TIME TO GO HOME
Don't be surprised or alarmed if there is a delay when you're expecting to take your baby home. A few "false starts" are not unusual, because the doctors and nurses want to be absolutely sure that your baby is ready to leave the hospital setting. Sometimes babies simply need a little more time to adjust to the outside world. As they begin to take larger amounts of breast milk or formula, they may need a few extra days to adjust. Don't be overly concerned by any precautionary discharge delays.
Once home with your baby, you'll find great joy in becoming a family. You'll also find that you need to help your baby get into a home routine. Premature babies usually sleep most of the day and eat throughout the night. You can help your baby get into a routine by being consistent about where she sleeps and watching for hunger cues during the day, such as increased sucking, rooting, bringing her hands to her mouth and increased movements. Premature babies do not have the strength to cry very long, and if they do, they use their energy for crying instead of eating. As your baby eats more frequently during the day, about every two to three hours, she'll sleep a little longer for one stretch at night, about four hours.
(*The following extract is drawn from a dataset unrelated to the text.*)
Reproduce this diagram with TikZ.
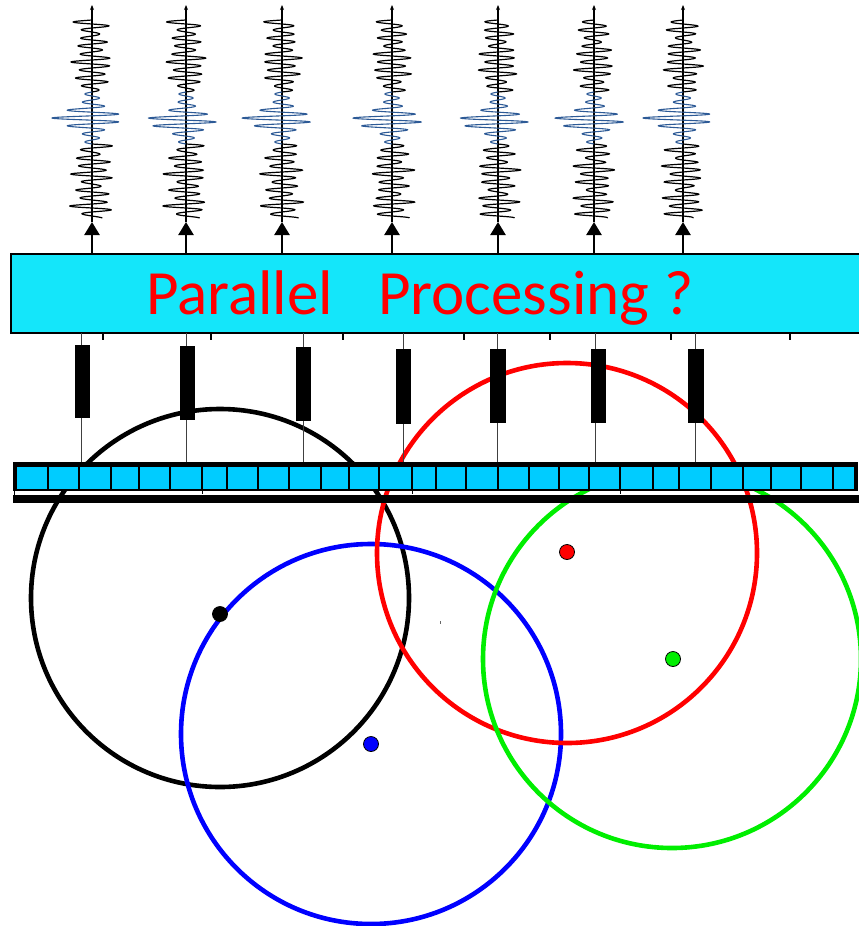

Most mothers of premature infants are very nervous because they are unsure how much milk their baby is getting. If your baby is nursing at least 8 to 10 times every 24 hours, has at least three to four palm-sized bowel movements and five to six sopping wet diapers each day and is gaining around ? ounce each day you can feel confident that breastfeeding is going well. Many premature babies do not have the energy to nurse this long and may need supplemental milk until breastfeeding is well established. Your lactation consultant and the baby's doctor will be able to help you determine how much supplemental breast milk or formula to provide, and they can also help to guide you when it is time to gradually wean your baby from the supplement as breastfeeding continues to improve. If you have concerns about your baby's weight, ask your primary care provider if you can have a nurse visit for a weight check. Some insurance companies will provide a nurse to come to your home, weigh your baby and answer your questions.